Wednesday, July 27, 2005

Mother Nature's Son

My literature class at Rock Valley hit me over the head like a ton of bricks, without warning. Most people at school, in the Academy, look down on Rock Valley, and it's kind of sad, because in my experience the professors are great. Of course I can't compare them at all to more prestigious schools, never having been anywhere else, but I've heard that Rock Valley is a king among community colleges. Maybe it's the students people look down on, assuming that they're not good enough for the schools that these people, the creme de la Academy, will be attending. I have bought into this conception, too, though; I assumed that a summer class at Rock Valley would be easy to pass, and that for me, a lit class would be especially easy. English is my thing, right?

I still think English is my thing; I aced the first writing assignment, which was gratifying. I just wasn't expecting this much work. This semester is three weeks long; classes meet for four hours a day, four days a week. We had two books to read, and the professor is cramming the first one into this first week, which has meant over a hundred pages of reading and note-taking a night. I haven't done anything else; tonight I'm taking a bit of a break, because the notes haven't been important to the class so far, and I need a rest.

I do like the book, The God of Small Things. It's extremely dense and ornate and full of description, and jumps around in time so that it can be pretty confusing, but it's interesting, and I love the writing style. I also really like my professor, Molly (as I think of her; she's pretty young, and just doesn't seem like a "Mrs." or "Professor Sides"). She reminds me immensely of Ms. Floming. Both are into creative writing as well as literature; both are young and kind of silly sometimes; both recently got married. Molly goes off on tangents sometimes; she was talking about inbreeding, because the family in the book is very wealthy and proud and there's some inbreeding going on (which has led to instances of madness...just like royal families in Europe), and she was like, "Yeah, you know, Jerry Lee Lewis married his cousin. Winona Ryder played her in the made-for-TV movie. Great Balls of Fire."

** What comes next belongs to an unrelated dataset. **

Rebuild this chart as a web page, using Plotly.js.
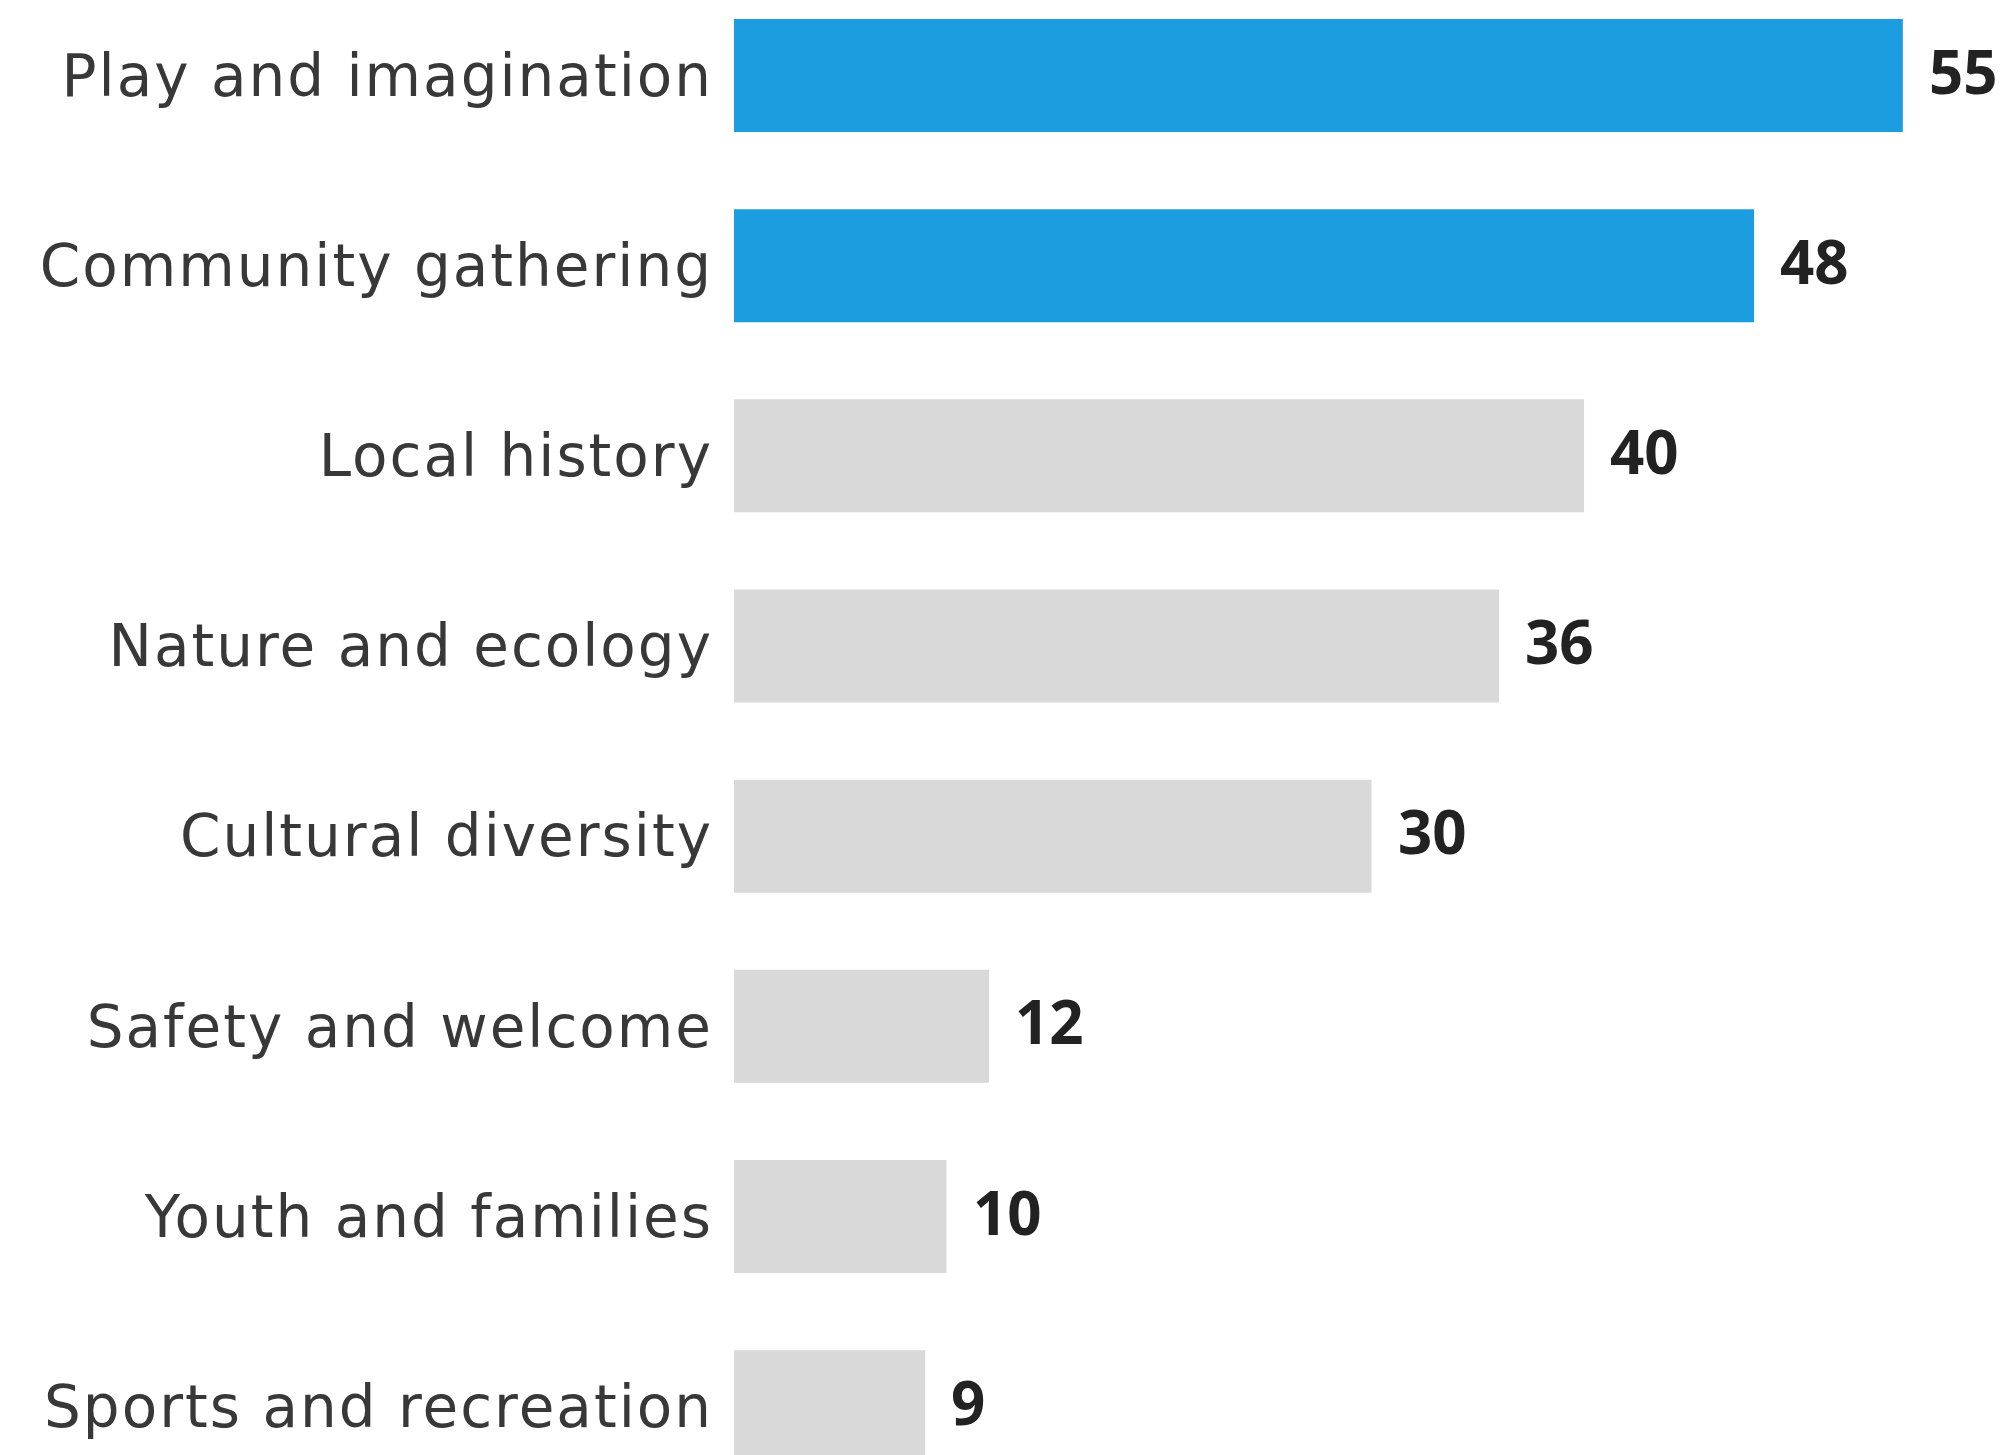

There's something about myself that I hate, and I still keep doing it, and it's this: whenever I'm in a new situation, in a class or at a camp or something, I always pick out some guy to build up in my mind and to ogle at random times. Even if he's not that great, I make him seem like it in my mind, maybe out of boredom. There's this kid in my lit class that I've kind of noticed. He's pretty hedonistic but also intellectual-seeming; he's obviously read a lot and has interesting things to say during class discussions. But I know he's just completely wrong. Today at the break, I was standing outside and kind of accidentally fell into this little group of students that were using the ten minutes of free time to have a cigarette (two of the girls had been in my small group for an activity we'd done). The fact that he was smoking was bad enough; I hate when people smoke and all their clothes and everything smells bad, and their teeth and fingernails get all yellow, and it's just disgusting. But he also was talking about rolling joints, and how he went out and got drunk, and stuff like that. I'm probably way too prim and proper; I know guys my age, particularly the class of '05, go out and get drunk and smoke and stuff all the time; I know it goes on. It's probably really normal and common in college. I just can't stand that. Like, it's okay to have fun sometimes, but isn't it better to just hang out with friends than to have to manufacture artificial joy with drugs?

I really want someone to have a party, so I can see everyone from school. I can feel myself looking forward to August, mainly just so I can hang out with these people I haven't seen since the beginning of June. If I see them somewhere else, though, maybe that will satisfy me enough that I won't yearn too much for Auburn.